El pulso lento de la narración comienza a frenetizarse en la segunda parte, cuando el personaje es secuestrado y torturado por unos segundos ante su negativa de tomar el jugo, estos pasajes están construidos por escuetos diálogos con preguntas explícitas que despabilan el tiempo aletargado y leve de la prosa de la primera parte, sin embargo, Donzelli sigue optando por cortar la frase con puntos seguidos, para mantener un compás definido, incluso cuando podría frenetizar con una simple coma, no lo hace: “La puerta se cierra tras de mí. Aunque no pongo resistencia igual me van llevando con fuerza. Alcanzo a darme vuelta y veo tras de mí un gran paredón sólo intervenido por muchas puertas iguales. (…) Escucho unos alaridos. Me ingresan a un salón bien iluminado, me sientan en una silla, quedan dos personas. ¿Por qué dejaste de tomar el jugo?, me preguntan. No respondo. Me vuelven a preguntar. Silencio. Se para un hombre y me pega una trompada, tirándome de la silla. Me duele mucho la quijada, me quedo en el suelo. Me levantan y me vuelven a sentar.” El personaje, conforme a una personalidad definida, no abre la boca para emitir un sonido, ni aun en la situación en la que corre peligro su vida.

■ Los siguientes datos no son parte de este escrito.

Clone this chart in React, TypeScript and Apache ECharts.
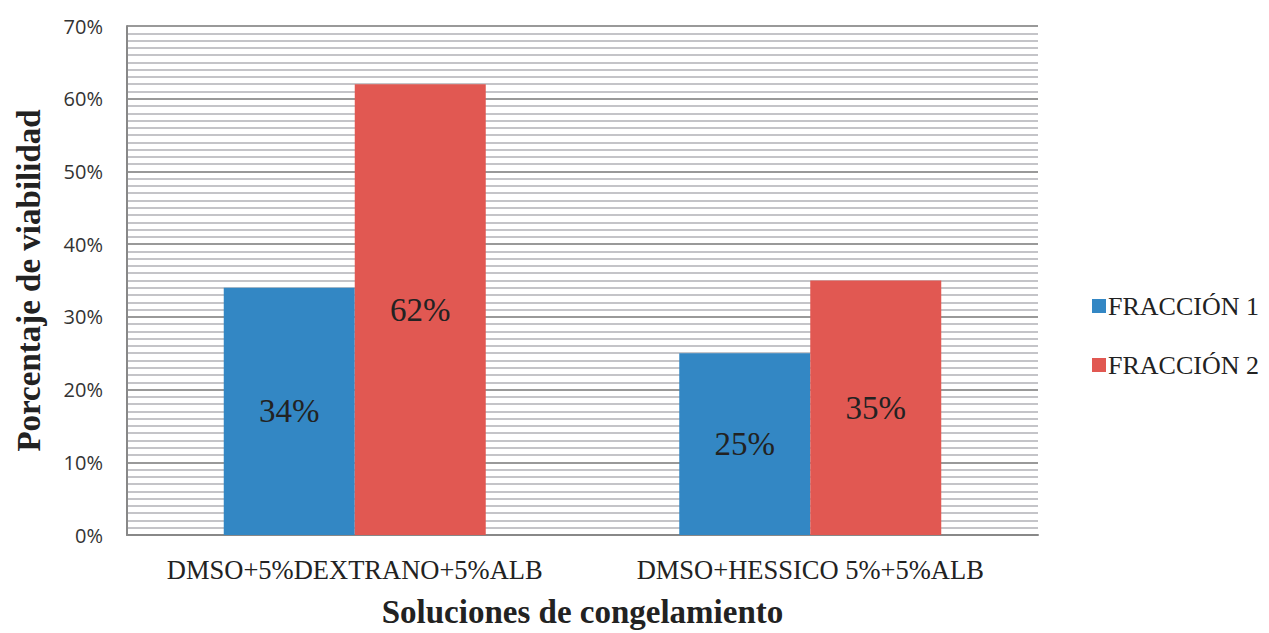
import React, { useEffect, useRef } from "react";
import * as echarts from "echarts";

const categories = ["DMSO+5%DEXTRANO+5%ALB", "DMSO+HESSICO 5%+5%ALB"];
const fraccion1 = [34, 25];
const fraccion2 = [62, 35];
const seriesNames = ["FRACCIÓN 1", "FRACCIÓN 2"];

const SERIF = "'Liberation Serif', 'DejaVu Serif', serif";
const SANS = "'Open Sans', 'Liberation Sans', sans-serif";

export default function App() {
  const ref = useRef<HTMLDivElement>(null);
  useEffect(() => {
    if (!ref.current) return;
    const chart = echarts.init(ref.current, null, { renderer: "svg" });
    const label = {
      show: true,
      position: "inside",
      formatter: "{c}%",
      fontFamily: SERIF,
      fontSize: 33,
      color: "#222",
    };
    chart.setOption({
      animation: false,
      backgroundColor: "#fff",
      grid: { left: 127, right: 231, top: 26, bottom: 95, containLabel: false },
      legend: {
        orient: "vertical",
        left: 1092,
        top: 293,
        padding: 0,
        itemWidth: 14,
        itemHeight: 14,
        itemGap: 33,
        icon: "rect",
        textStyle: { fontFamily: SERIF, fontSize: 26, color: "#222", padding: [0, 0, 0, -3] },
        data: seriesNames,
      },
      xAxis: {
        type: "category",
        data: categories,
        name: "Soluciones de congelamiento",
        nameLocation: "middle",
        nameGap: 60,
        nameTextStyle: { fontFamily: SERIF, fontSize: 33, fontWeight: "bold", color: "#222" },
        axisLine: { show: true, lineStyle: { color: "#888", width: 2 } },
        axisTick: { show: false },
        axisLabel: { interval: 0, fontFamily: SERIF, fontSize: 26.5, color: "#222", margin: 21 },
      },
      yAxis: {
        type: "value",
        min: 0,
        max: 70,
        interval: 10,
        name: "Porcentaje de viabilidad",
        nameLocation: "middle",
        nameGap: 82,
        nameTextStyle: { fontFamily: SERIF, fontSize: 33, fontWeight: "bold", color: "#222" },
        axisLine: { show: true, lineStyle: { color: "#888", width: 2 } },
        axisTick: { show: false },
        axisLabel: { formatter: "{value}%", fontFamily: SANS, fontSize: 20, color: "#333", margin: 24 },
        splitLine: { show: true, lineStyle: { color: "#999", width: 2 } },
        minorTick: { show: false, splitNumber: 10 },
        minorSplitLine: { show: true, lineStyle: { color: "#c4c4c8", width: 2 } },
      },
      series: [
        {
          name: seriesNames[0],
          type: "bar",
          data: fraccion1,
          barWidth: 131,
          barGap: "0%",
          itemStyle: { color: "#3387C4" },
          label,
        },
        {
          name: seriesNames[1],
          type: "bar",
          data: fraccion2,
          barWidth: 131,
          barGap: "0%",
          itemStyle: { color: "#E15852" },
          label,
        },
      ],
    });
    return () => chart.dispose();
  }, []);
  return (
    <div
      ref={ref}
      style={{ position: "absolute", left: 0, top: 0, width: 1269, height: 633 }}
    />
  );
}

Cuando la prosa parece resolverse en un shock de imágenes en el que ya agotó recursos, da un giro dramático e inesperado a partir de la inclusión de una contradistopía punk: Un grupo de personas hace explotar la fábrica del jugo y teje una revolución para comenzar a crear desde cero una sociedad más libre y feliz. En esta línea de sentido, un personaje del folk tucumano, jugador de futbol de San Martín -el ratón Ibañez-  escribe una carta que fue el comienzo de todo y que da cuenta del final de una civilización que se inscribe espacialmente en San Miguel de Tucumán, por lo que la epístola posee un doble carácter, ya que por un lado funciona como un texto fundacional y esperanzado de una nueva civilización, pero al mismo tiempo se construye como epílogo nostálgico de un mundo antiguo: “Si alguien lee este escrito, que sepa que aquí hubo una ciudad, hubo familias y vecinos. Que hay una cancha de fútbol que me hizo pasar los mejores domingos de mi vida, una cancha de roja pasión que perdurará a esta locura de los hombres.”

Ahora, la ciudad se desmorona; es una selva con unos pocos hombres -entre ellos, el personaje principal- que quedan para refundarla, luego de la época del “Jugo”.  El narrador llega así a un final sorpresivo y sugerente en el que las frases clausuran un mundo sutil y hermoso, aunque desesperanzado, por momentos, y centrado en los detalles olvidados que nos hacían felices: “En un costado ardían brasas en una parrilla donde cada tanto tiraban unos kilos de carne. Decidí aprender a tocar el bombo, tiempo tendría.  Y a quedarme allí, con esa gente que tampoco hablaba, que se comunicaba con la música. Hay personas que se sienten cómodas haciendo cosas complicadas. No es mi caso. Y si hay algo que sé en esta vida es que sentirse cómodo en algún lugar, es lo más parecido a responder que sí cuando te preguntan si sos feliz.”

Conforme al rector silencioso de todo el libro, el personaje se encuentra en la escena final con un grupo de personas que están tocando música y que deben recrear hasta las palabras. Por el momento, su único lenguaje es el sonido de sus instrumentos.